Task prompt - Note each line where "LaTeX" appears, and copy it.

Stored data -
══════════
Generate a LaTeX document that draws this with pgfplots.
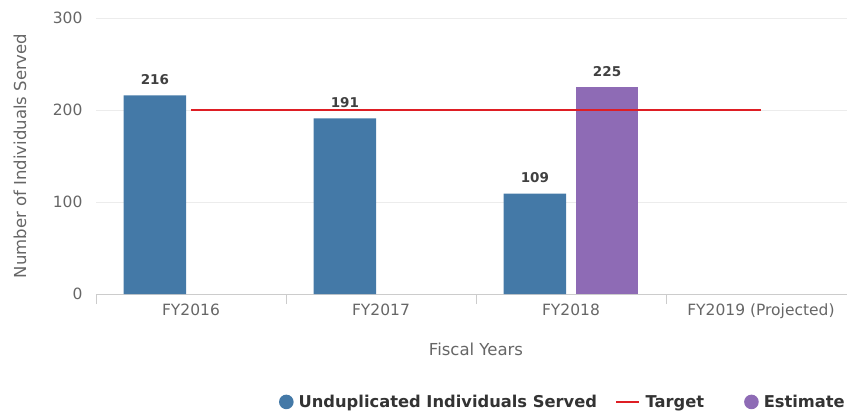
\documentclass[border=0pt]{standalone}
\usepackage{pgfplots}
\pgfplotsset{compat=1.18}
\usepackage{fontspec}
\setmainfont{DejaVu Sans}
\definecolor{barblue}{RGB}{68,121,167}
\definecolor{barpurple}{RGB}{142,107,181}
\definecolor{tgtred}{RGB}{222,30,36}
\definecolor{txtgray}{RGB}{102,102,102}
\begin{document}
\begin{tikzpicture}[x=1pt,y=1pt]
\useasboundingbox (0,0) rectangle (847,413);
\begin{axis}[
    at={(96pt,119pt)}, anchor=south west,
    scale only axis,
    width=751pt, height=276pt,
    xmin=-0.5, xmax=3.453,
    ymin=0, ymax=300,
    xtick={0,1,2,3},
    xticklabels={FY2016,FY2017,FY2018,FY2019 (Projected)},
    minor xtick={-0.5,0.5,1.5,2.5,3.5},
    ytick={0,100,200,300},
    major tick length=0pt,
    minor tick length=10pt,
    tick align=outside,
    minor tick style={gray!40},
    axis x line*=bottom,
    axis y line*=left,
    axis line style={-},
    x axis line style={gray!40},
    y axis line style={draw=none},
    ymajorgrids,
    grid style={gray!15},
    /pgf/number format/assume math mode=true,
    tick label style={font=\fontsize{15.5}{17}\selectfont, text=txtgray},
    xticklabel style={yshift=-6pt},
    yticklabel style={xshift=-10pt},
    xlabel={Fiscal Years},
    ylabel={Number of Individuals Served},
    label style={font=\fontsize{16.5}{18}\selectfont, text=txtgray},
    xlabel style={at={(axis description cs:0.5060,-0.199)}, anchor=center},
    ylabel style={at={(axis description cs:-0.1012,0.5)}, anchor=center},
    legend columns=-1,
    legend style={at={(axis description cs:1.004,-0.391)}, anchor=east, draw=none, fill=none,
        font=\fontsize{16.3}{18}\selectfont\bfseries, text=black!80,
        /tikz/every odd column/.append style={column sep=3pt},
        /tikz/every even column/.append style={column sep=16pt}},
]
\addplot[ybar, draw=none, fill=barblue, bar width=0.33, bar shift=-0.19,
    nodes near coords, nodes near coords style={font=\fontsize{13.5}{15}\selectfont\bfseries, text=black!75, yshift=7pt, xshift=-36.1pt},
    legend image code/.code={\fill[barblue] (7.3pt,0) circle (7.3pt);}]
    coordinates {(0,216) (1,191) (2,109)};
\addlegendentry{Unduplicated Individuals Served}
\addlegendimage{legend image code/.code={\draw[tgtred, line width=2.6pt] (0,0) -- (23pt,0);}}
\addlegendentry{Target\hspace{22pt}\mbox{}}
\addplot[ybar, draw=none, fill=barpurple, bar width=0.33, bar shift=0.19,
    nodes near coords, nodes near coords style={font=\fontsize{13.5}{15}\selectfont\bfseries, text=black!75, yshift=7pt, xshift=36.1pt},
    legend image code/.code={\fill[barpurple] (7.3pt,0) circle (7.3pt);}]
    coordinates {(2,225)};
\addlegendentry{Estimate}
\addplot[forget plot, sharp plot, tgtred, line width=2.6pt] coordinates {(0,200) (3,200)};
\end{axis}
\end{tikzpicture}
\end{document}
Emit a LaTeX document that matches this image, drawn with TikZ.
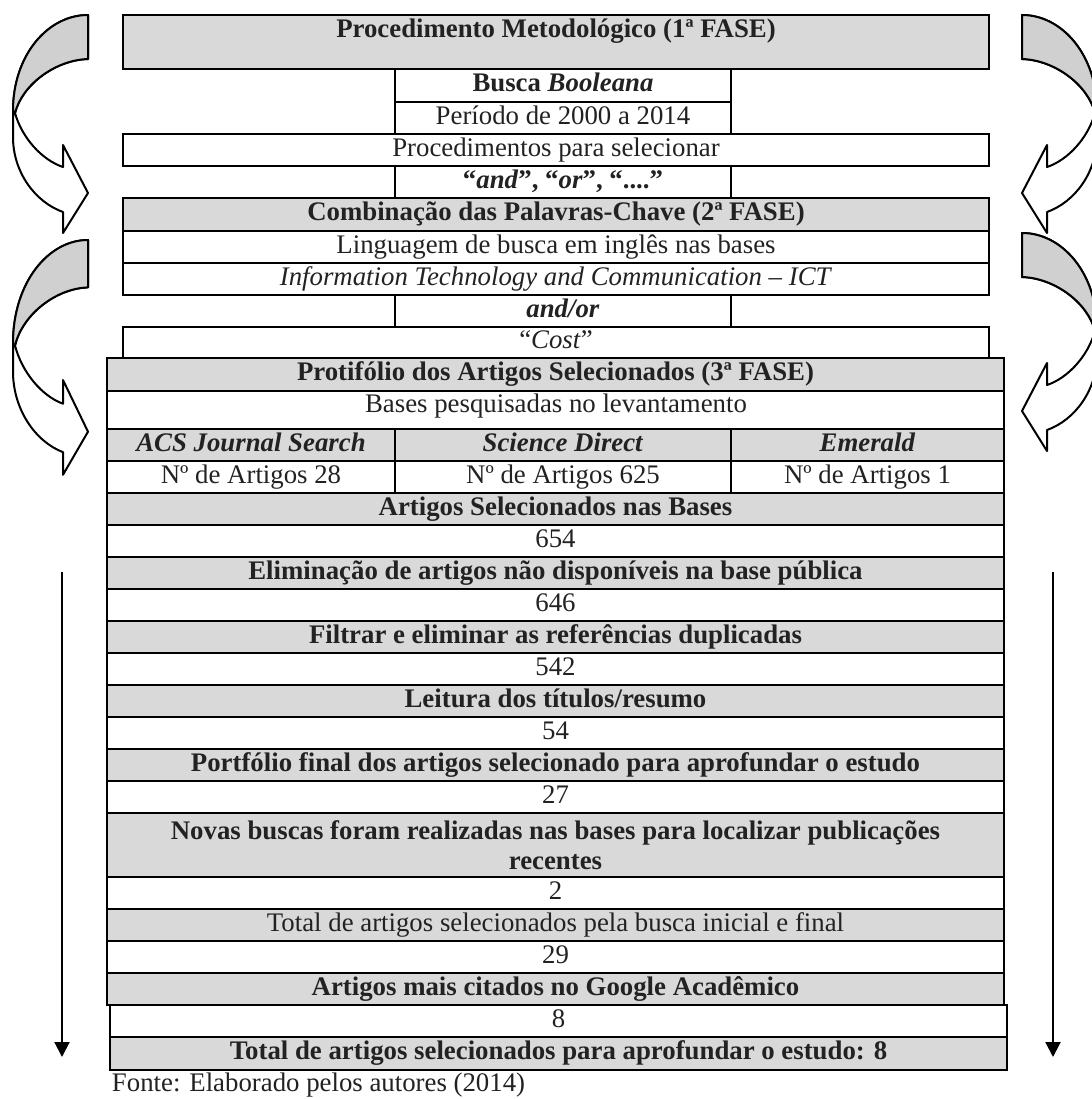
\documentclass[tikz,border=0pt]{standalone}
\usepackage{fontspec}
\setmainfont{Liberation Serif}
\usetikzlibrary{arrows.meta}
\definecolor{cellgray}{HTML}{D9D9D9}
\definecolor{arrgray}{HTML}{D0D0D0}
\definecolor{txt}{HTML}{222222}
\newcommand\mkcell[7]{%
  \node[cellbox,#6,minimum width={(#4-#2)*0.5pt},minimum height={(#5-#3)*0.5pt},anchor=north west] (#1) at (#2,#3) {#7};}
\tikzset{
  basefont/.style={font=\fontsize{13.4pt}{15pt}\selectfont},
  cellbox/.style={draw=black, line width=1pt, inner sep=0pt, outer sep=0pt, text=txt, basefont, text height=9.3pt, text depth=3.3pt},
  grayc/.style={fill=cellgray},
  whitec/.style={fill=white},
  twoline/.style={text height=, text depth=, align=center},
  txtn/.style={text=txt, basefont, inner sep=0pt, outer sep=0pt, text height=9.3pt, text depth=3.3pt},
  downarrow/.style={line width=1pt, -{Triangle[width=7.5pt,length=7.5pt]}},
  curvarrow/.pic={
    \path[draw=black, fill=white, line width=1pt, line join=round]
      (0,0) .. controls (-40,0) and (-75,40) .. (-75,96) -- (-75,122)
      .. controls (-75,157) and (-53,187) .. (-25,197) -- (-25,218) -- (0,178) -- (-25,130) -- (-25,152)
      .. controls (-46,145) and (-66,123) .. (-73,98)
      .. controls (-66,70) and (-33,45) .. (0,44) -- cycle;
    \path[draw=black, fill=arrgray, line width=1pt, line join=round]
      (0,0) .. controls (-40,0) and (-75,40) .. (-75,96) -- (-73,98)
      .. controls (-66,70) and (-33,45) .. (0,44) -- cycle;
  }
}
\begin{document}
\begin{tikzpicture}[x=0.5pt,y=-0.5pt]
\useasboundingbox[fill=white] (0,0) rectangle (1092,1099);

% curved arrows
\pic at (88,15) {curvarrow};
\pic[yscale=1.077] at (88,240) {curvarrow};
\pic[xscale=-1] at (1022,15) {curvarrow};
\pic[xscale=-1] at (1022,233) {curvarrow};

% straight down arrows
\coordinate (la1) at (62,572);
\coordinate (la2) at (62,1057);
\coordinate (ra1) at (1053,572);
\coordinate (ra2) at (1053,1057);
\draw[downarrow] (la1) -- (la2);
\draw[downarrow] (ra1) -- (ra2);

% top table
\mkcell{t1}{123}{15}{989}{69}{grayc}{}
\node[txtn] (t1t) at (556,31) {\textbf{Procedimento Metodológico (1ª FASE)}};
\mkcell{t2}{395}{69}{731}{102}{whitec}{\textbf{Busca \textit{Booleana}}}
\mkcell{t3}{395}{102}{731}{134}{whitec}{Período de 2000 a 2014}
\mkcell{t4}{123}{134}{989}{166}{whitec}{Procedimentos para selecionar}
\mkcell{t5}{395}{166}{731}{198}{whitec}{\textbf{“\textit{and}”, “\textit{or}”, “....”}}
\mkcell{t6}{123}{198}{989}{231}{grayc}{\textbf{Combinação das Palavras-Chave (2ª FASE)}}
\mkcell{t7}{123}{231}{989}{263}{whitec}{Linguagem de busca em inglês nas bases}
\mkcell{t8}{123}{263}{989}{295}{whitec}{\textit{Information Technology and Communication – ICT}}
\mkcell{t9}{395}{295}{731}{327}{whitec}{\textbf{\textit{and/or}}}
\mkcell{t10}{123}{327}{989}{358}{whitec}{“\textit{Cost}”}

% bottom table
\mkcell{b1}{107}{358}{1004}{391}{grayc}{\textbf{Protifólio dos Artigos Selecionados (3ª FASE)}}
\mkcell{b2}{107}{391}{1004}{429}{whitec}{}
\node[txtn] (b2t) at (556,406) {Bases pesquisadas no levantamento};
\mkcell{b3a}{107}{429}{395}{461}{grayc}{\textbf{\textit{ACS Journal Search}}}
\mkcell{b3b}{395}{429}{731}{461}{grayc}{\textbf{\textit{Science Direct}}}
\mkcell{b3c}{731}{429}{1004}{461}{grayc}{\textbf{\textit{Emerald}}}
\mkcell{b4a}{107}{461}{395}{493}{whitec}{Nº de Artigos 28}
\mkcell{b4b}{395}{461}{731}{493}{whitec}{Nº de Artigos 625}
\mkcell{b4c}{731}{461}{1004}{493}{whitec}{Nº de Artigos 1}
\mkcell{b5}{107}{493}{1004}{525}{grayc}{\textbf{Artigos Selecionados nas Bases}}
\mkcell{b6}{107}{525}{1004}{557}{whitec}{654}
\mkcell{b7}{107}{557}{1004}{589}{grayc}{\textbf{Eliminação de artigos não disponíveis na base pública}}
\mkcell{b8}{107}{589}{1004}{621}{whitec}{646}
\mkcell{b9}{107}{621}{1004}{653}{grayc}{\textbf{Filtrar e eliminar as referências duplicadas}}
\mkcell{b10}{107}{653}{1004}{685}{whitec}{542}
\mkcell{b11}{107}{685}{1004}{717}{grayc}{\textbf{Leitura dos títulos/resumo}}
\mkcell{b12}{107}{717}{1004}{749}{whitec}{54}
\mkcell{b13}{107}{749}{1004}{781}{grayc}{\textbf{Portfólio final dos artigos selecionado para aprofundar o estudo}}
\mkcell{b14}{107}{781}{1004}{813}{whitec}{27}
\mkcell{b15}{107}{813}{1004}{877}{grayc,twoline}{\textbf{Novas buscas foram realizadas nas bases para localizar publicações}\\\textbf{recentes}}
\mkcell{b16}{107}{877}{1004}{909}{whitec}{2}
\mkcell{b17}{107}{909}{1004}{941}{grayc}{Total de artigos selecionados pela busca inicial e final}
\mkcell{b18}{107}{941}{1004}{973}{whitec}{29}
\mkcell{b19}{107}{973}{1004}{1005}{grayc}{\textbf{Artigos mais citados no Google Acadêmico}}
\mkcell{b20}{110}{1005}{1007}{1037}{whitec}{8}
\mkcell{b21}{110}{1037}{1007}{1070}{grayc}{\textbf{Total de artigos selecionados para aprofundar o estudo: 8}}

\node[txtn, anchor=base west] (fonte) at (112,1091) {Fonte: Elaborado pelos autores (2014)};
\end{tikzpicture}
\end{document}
══════════
Written reply -
Generate a LaTeX document that draws this with pgfplots.
Emit a LaTeX document that matches this image, drawn with TikZ.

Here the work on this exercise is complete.